Спотыкаясь, я бреду как во сне. До утра далеко. Целую ночь придется спускаться к долинам и только на заре удастся, может быть, уснуть где-нибудь мертвым сном, — сжаться и чувствовать только одно — сладость тепла после холода.
День опять обрадует меня людьми и солнцем и опять надолго обманет меня… Где-то упаду я и уже навсегда останусь среди ночи и вьюги на голых и от века пустынных горах?
Танька*
Таньке стало холодно, и она проснулась.
Высвободив руку из попонки, в которую она неловко закуталась ночью, Танька вытянулась, глубоко вздохнула и опять сжалась. Но все-таки было холодно. Она подкатилась под самую «голову» печи и прижала к ней Ваську. Тот открыл глаза и взглянул так светло, как смотрят со сна только здоровые дети. Потом повернулся на бок и затих. Танька тоже стала задремывать. Но в избе стукнула дверь: мать, шурша, протаскивала из сенец охапку соломы
— Холодно, тетка? — спросил странник, лежа на конике.

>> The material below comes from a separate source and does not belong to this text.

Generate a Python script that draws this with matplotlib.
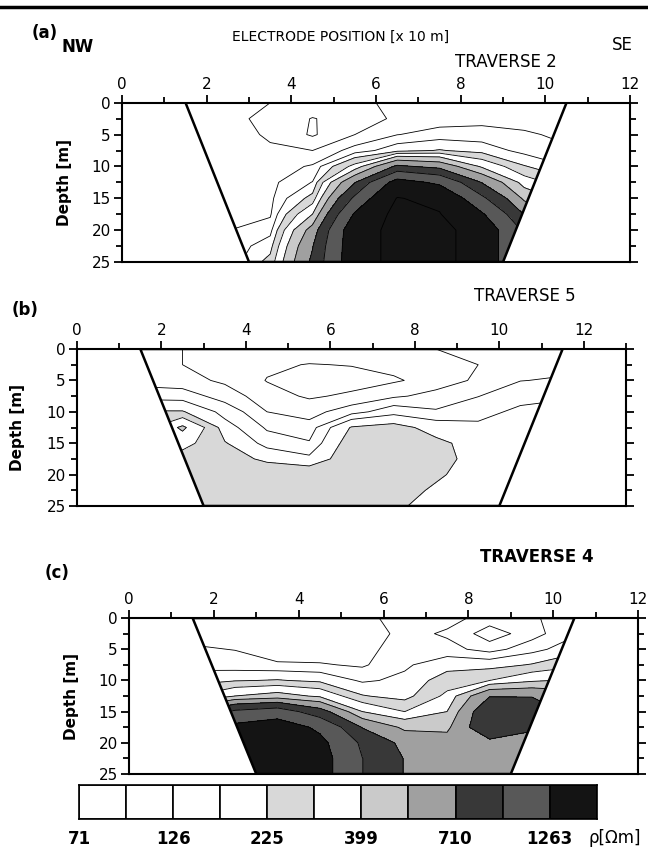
#!/bin/python
# pseudosecciones de resistividad aparente, tres traversas

import numpy as np
from matplotlib import pyplot as plt
from matplotlib.colors import ListedColormap, BoundaryNorm
from matplotlib.patches import Polygon
from matplotlib.ticker import MultipleLocator

# niveles de resistividad [Ohm m] y etiquetas de la escala
niveles = [71, 95, 126, 168, 225, 300, 399, 532, 710, 947, 1263, 1684]
etiq_escala = ['71', '126', '225', '399', '710', '1263']

prof = [0, 2.5, 5, 7.5, 10, 12.5, 15, 17.5, 20, 22.5, 25]

# traversa 2
x_a = [1.5, 2.5, 3.5, 4.5, 5.5, 6.5, 7.5, 8.5, 9.5, 10.5]
rho_a = [
    [110, 105, 95, 85, 90, 100, 110, 115, 115, 115],
    [110, 105, 85, 70, 80, 100, 110, 115, 115, 115],
    [115, 110, 90, 68, 95, 125, 140, 140, 130, 120],
    [120, 115, 100, 95, 140, 200, 230, 200, 150, 130],
    [125, 120, 110, 130, 330, 750, 650, 380, 230, 170],
    [130, 120, 115, 170, 700, 1400, 1200, 700, 350, 250],
    [130, 120, 115, 250, 1000, 1700, 1600, 1000, 500, 350],
    [130, 120, 120, 400, 1300, 1800, 1700, 1300, 700, 500],
    [130, 125, 150, 600, 1500, 1800, 1800, 1500, 900, 600],
    [130, 130, 200, 700, 1500, 1800, 1800, 1500, 900, 600],
    [130, 130, 250, 750, 1500, 1800, 1800, 1500, 900, 600],
]
trap_a = [(1.5, 0), (3, 25), (9, 25), (10.5, 0)]

# traversa 5
x_b = [1.5, 2.5, 3.5, 4.5, 5.5, 6.5, 7.5, 8.5, 9.5, 10.5, 11.5]
rho_b = [
    [100, 95, 90, 85, 85, 85, 90, 95, 100, 110, 115],
    [100, 95, 85, 75, 70, 72, 78, 85, 95, 110, 115],
    [110, 105, 90, 70, 62, 62, 68, 80, 100, 125, 130],
    [150, 145, 110, 80, 68, 75, 90, 105, 125, 150, 160],
    [230, 230, 150, 95, 85, 110, 150, 130, 150, 180, 190],
    [250, 420, 190, 120, 105, 230, 250, 200, 180, 200, 210],
    [250, 330, 230, 150, 130, 260, 290, 240, 200, 210, 220],
    [250, 260, 260, 210, 180, 270, 290, 240, 210, 210, 220],
    [250, 260, 270, 280, 280, 270, 260, 230, 210, 200, 210],
    [250, 260, 270, 290, 280, 260, 240, 220, 210, 200, 210],
    [250, 260, 270, 280, 270, 250, 230, 215, 200, 200, 200],
]
trap_b = [(1.5, 0), (3, 25), (10, 25), (11.5, 0)]

# traversa 4
x_c = [1.5, 2.5, 3.5, 4.5, 5.5, 6.5, 7.5, 8.5, 9.5, 10.5]
rho_c = [
    [110, 105, 100, 100, 110, 150, 140, 110, 120, 150],
    [115, 110, 100, 95, 100, 140, 120, 80, 110, 160],
    [130, 125, 110, 100, 110, 150, 140, 110, 150, 200],
    [150, 140, 130, 130, 120, 160, 200, 200, 230, 280],
    [200, 220, 230, 210, 160, 180, 260, 300, 380, 420],
    [300, 400, 450, 380, 230, 200, 320, 700, 700, 600],
    [650, 1000, 1100, 800, 400, 300, 400, 900, 850, 650],
    [950, 1350, 1450, 1200, 700, 500, 500, 900, 750, 600],
    [1100, 1500, 1500, 1350, 900, 650, 600, 650, 600, 550],
    [1200, 1600, 1600, 1400, 950, 700, 650, 600, 580, 550],
    [1200, 1600, 1600, 1400, 950, 700, 650, 600, 580, 550],
]
trap_c = [(1.5, 0), (3, 25), (9, 25), (10.5, 0)]

grises = ['white', 'white', 'white', 'white', '#d8d8d8', 'white',
          '#cacaca', '#a0a0a0', '#383838', '#585858', '#141414']
cmap = ListedColormap(grises)
cmap.set_under('white')
cmap.set_over('#141414')
norm = BoundaryNorm(niveles, cmap.N)


def panel(ax, x, rho, trap, xmax, xlab_x):
    X, Z = np.meshgrid(x, prof)
    rho = np.array(rho, dtype=float)
    cs = ax.contourf(X, Z, rho, levels=niveles, cmap=cmap, norm=norm, extend='both')
    cl = ax.contour(X, Z, rho, levels=niveles, colors='k', linewidths=0.6)
    borde = Polygon(trap, closed=True, fill=False, lw=1.8, ec='k', zorder=3)
    ax.add_patch(borde)
    cs.set_clip_path(borde)
    cl.set_clip_path(borde)
    ax.set_xlim(0, xmax)
    ax.set_ylim(25, 0)
    ax.xaxis.tick_top()
    ax.xaxis.set_major_locator(MultipleLocator(2))
    ax.xaxis.set_minor_locator(MultipleLocator(1))
    ax.yaxis.set_major_locator(MultipleLocator(5))
    ax.yaxis.set_minor_locator(MultipleLocator(2.5))
    ax.tick_params(which='both', direction='out', top=True, bottom=False,
                   left=True, right=True, labelright=False, width=1.3)
    ax.tick_params(which='major', length=6, labelsize=11, pad=2)
    ax.tick_params(which='minor', length=4)
    for s in ax.spines.values():
        s.set_linewidth(1.5)
    ax.set_ylabel('Depth [m]', fontsize=11, fontweight='bold')
    ax.yaxis.set_label_coords(xlab_x, 0.5)


fig = plt.figure(figsize=(6.48, 8.49), dpi=100)

ax1 = fig.add_axes([0.1883, 0.6914, 0.784, 0.1876])
panel(ax1, x_a, rho_a, trap_a, 12, -0.098)
ax2 = fig.add_axes([0.1188, 0.404, 0.8472, 0.1849])
panel(ax2, x_b, rho_b, trap_b, 13, -0.095)
ax3 = fig.add_axes([0.1991, 0.0883, 0.7855, 0.1837])
panel(ax3, x_c, rho_c, trap_c, 12, -0.098)

# escala de grises
axc = fig.add_axes([0.1219, 0.0353, 0.799, 0.040])
axc.bar(range(len(grises)), 1, width=1, color=grises, edgecolor='k', linewidth=1.2)
axc.set_xlim(-0.5, len(grises) - 0.5)
axc.set_ylim(0, 1)
axc.set_yticks([])
axc.set_xticks(np.arange(-0.5, len(grises), 2))
axc.set_xticklabels(etiq_escala, fontsize=12, fontweight='bold')
axc.tick_params(axis='x', length=0, pad=8)
for s in axc.spines.values():
    s.set_linewidth(1.2)

# textos
fig.add_artist(plt.Line2D([0, 1], [0.992, 0.992], color='k', lw=2.5))
fig.text(0.069, 0.961, '(a)', fontsize=12, fontweight='bold', ha='center', va='center')
fig.text(0.120, 0.945, 'NW', fontsize=12, fontweight='bold', ha='center', va='center')
fig.text(0.525, 0.956, 'ELECTRODE POSITION [x 10 m]', fontsize=10, ha='center', va='center')
fig.text(0.960, 0.947, 'SE', fontsize=12, ha='center', va='center')
fig.text(0.78, 0.927, 'TRAVERSE 2', fontsize=12, ha='center', va='center')
fig.text(0.81, 0.651, 'TRAVERSE 5', fontsize=12, ha='center', va='center')
fig.text(0.039, 0.635, '(b)', fontsize=12, fontweight='bold', ha='center', va='center')
fig.text(0.829, 0.344, 'TRAVERSE 4', fontsize=12, fontweight='bold', ha='center', va='center')
fig.text(0.088, 0.325, '(c)', fontsize=12, fontweight='bold', ha='center', va='center')
fig.text(0.949, 0.013, 'ρ[Ωm]', fontsize=12, ha='center', va='center')

plt.savefig('out.png', dpi=100)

— Нет, — ответила Марья, — туман. А собаки валяются, — беспременно к метели.
Она искала спичек и гремела ухватами. Странник спустил ноги с коника, зевал и обувался. В окна брезжил синеватый холодный свет утра, под лавкой шипел и крякал проснувшийся хромой селезень. Теленок поднялся на слабые растопыренные ножки, судорожно вытянул хвост и так глупо и отрывисто мякнул, что странник засмеялся и сказал:
— Сиротка! Корову-то прогусарили?
Танька раскрыла глаза.
Продажа лошади особенно врезалась ей в память «Когда еще картохи копали», в сухой, ветреный день, мать на поле полудновала, плакала и говорила, что ей «кусок в горло не идет», и Танька все смотрела на ее горло, не понимая, о чем толк.

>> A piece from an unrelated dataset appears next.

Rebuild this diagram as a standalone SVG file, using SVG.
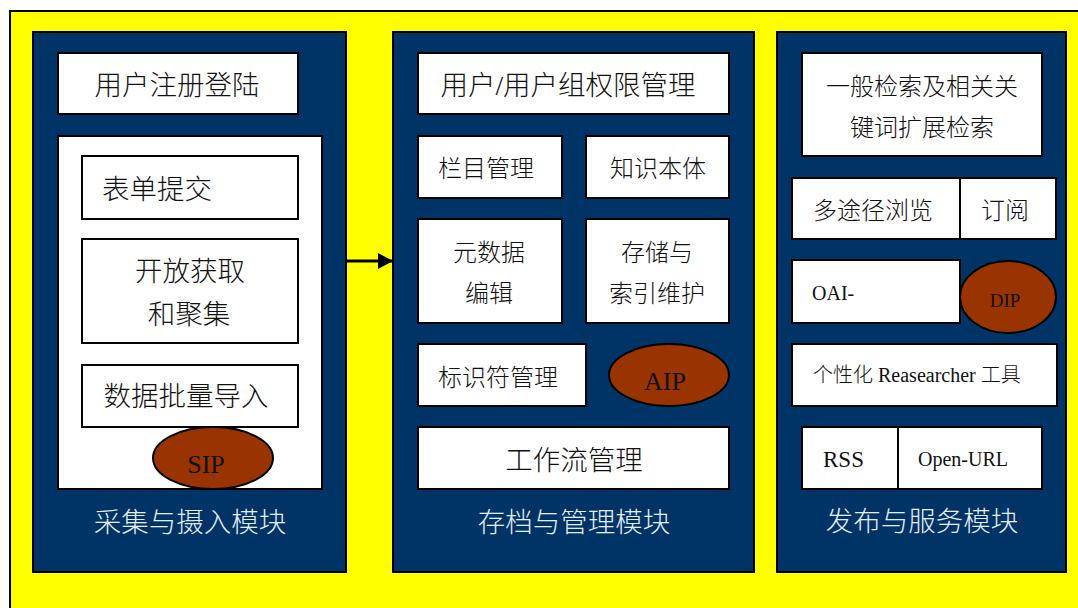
<svg xmlns="http://www.w3.org/2000/svg" width="1078" height="608" viewBox="0 0 1078 608">
<style>
.bg{fill:#ffff00;stroke:#000;stroke-width:2}
.panel{fill:#003366;stroke:#000;stroke-width:2}
.box{fill:#fff;stroke:#000;stroke-width:2}
.oval{fill:#993300;stroke:#000;stroke-width:2}
text{font-family:"Liberation Serif","Noto Sans CJK SC",serif;fill:#111}
.l{font-size:27.5px;font-weight:300}
.m{font-size:24px;font-weight:300}
.s{font-size:20px;font-weight:300}
.c{text-anchor:middle}
.title{font-size:27.5px;font-weight:300;fill:#e4ecf4;text-anchor:middle}
</style>
<defs>
<marker id="ah" markerWidth="16" markerHeight="16" refX="15" refY="8" orient="auto" markerUnits="userSpaceOnUse">
<path d="M0,0 L15,8 L0,16 Z" fill="#000"/>
</marker>
</defs>
<rect class="bg" x="10" y="11" width="1080" height="610"/>

<g id="panel-ingest">
<rect class="panel" x="33" y="32" width="313" height="540"/>
<text class="title" x="190" y="532">采集与摄入模块</text>
</g>
<g id="user-register">
<rect class="box" x="58" y="53" width="240" height="61"/>
<text class="l c" x="177" y="95">用户注册登陆</text>
</g>
<g id="ingest-container">
<rect class="box" x="58" y="136" width="264" height="353"/>
</g>
<g id="form-submit">
<rect class="box" x="82" y="156" width="216" height="63"/>
<text class="l" x="102" y="199">表单提交</text>
</g>
<g id="open-harvest">
<rect class="box" x="82" y="239" width="216" height="104"/>
<text class="l c" x="190" y="281">开放获取</text>
<text class="l c" x="189" y="324">和聚集</text>
</g>
<g id="batch-import">
<rect class="box" x="82" y="365" width="216" height="62"/>
<text class="l c" x="186" y="406">数据批量导入</text>
</g>
<g id="sip">
<ellipse class="oval" cx="213" cy="458" rx="60" ry="31"/>
<text class="c" x="206" y="473" style="font-size:26px">SIP</text>
</g>

<g id="panel-archive">
<rect class="panel" x="393" y="32" width="361" height="540"/>
<text class="title" x="574" y="532">存档与管理模块</text>
</g>
<g id="user-group-perm">
<rect class="box" x="418" y="53" width="311" height="61"/>
<text class="l c" x="568" y="95">用户/用户组权限管理</text>
</g>
<g id="column-mgmt">
<rect class="box" x="418" y="136" width="144" height="62"/>
<text class="m c" x="486" y="177">栏目管理</text>
</g>
<g id="ontology">
<rect class="box" x="586" y="136" width="143" height="62"/>
<text class="m c" x="658" y="177">知识本体</text>
</g>
<g id="metadata-edit">
<rect class="box" x="418" y="219" width="144" height="104"/>
<text class="m c" x="489" y="261">元数据</text>
<text class="m c" x="489" y="302">编辑</text>
</g>
<g id="storage-index">
<rect class="box" x="586" y="219" width="143" height="104"/>
<text class="m c" x="657" y="261">存储与</text>
<text class="m c" x="657" y="302">索引维护</text>
</g>
<g id="identifier-mgmt">
<rect class="box" x="418" y="344" width="168" height="62"/>
<text class="m c" x="498" y="386">标识符管理</text>
</g>
<g id="aip">
<ellipse class="oval" cx="669" cy="375" rx="60" ry="31"/>
<text class="c" x="665" y="390" style="font-size:26px">AIP</text>
</g>
<g id="workflow-mgmt">
<rect class="box" x="418" y="427" width="311" height="62"/>
<text class="l c" x="574" y="470">工作流管理</text>
</g>

<g id="panel-publish">
<rect class="panel" x="777" y="32" width="289" height="540"/>
<text class="title" x="922" y="531">发布与服务模块</text>
</g>
<g id="search">
<rect class="box" x="802" y="53" width="240" height="103"/>
<text class="m c" x="922" y="95">一般检索及相关关</text>
<text class="m c" x="922" y="136">键词扩展检索</text>
</g>
<g id="browse">
<rect class="box" x="792" y="178" width="168" height="61"/>
<text class="m c" x="873" y="219">多途径浏览</text>
</g>
<g id="subscribe">
<rect class="box" x="960" y="178" width="96" height="61"/>
<text class="m c" x="1005" y="219">订阅</text>
</g>
<g id="oai">
<rect class="box" x="792" y="260" width="168" height="63"/>
<text x="812" y="300" style="font-size:20px">OAI-</text>
</g>
<g id="dip">
<ellipse class="oval" cx="1008" cy="297" rx="48" ry="36"/>
<text class="c" x="1005" y="307" style="font-size:19px">DIP</text>
</g>
<g id="researcher-tool">
<rect class="box" x="792" y="344" width="265" height="62"/>
<text class="s" x="813" y="382">个性化 Reasearcher 工具</text>
</g>
<g id="rss">
<rect class="box" x="802" y="427" width="96" height="62"/>
<text x="823" y="467" style="font-size:23px">RSS</text>
</g>
<g id="open-url">
<rect class="box" x="898" y="427" width="144" height="62"/>
<text x="918" y="466" style="font-size:20px">Open-URL</text>
</g>

<g id="connectors">
<line x1="346" y1="261" x2="393" y2="261" stroke="#000" stroke-width="3" marker-end="url(#ah)"/>
</g>
</svg>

Потом в большой крепкой телеге с высоким передком приезжали «анчихристы» Оба они были похожи друг на дружку — черны, засалены, подпоясаны по кострецам. За ними пришел еще один, еще чернее, с палкой в руке, что-то громко кричал я, немного погодя, вывел со двора лошадь и побежал с нею по выгону, за ним бежал отец, и Танька думала, что он погнался отнимать лошадь, догнал и опять увел ее во двор. Мать стояла на пороге избы и голосила. Глядя на нее, заревел во все горло и Васька. Потом «черный» опять вывел со двора лошадь, привязал ее к телеге и рысью поехал под гору… И отец уже не погнался…
«Анчихристы», лошадники-мещане, были, и правда, свирепы на вид, особенно последний — Талдыкин. Он пришел позднее, а до него два первые только цену сбивали. Они наперебой пытали лошадь, драли ей морду, били палками.
— Ну, — кричал один, — смотри сюда, получай с богом деньги!
— Не мои они, побереги, полцены брать не приходится, — уклончиво отвечал Корней.
— Да какая же это полцена, ежели, к примеру, кобыленке боле годов, чем нам с тобой? Молись богу!
— Что зря толковать, — рассеянно возражал Корней.
Тут-то и пришел Талдыкин, здоровый, толстый мещанин с физиономией мопса: блестящие, злые черные глаза, форма носа, скулы, — все напоминало в нем эту собачью породу.
— Что за шум, а драки нету? — сказал он, входя и улыбаясь, если только можно назвать улыбкой раздувание ноздрей.
Он подошел к лошади, остановился и долго равнодушно молчал, глядя на нее. Потом повернулся, небрежно сказал товарищам: «Поскореича, ехать время, я на выгоне дожду», — и пошел к воротам.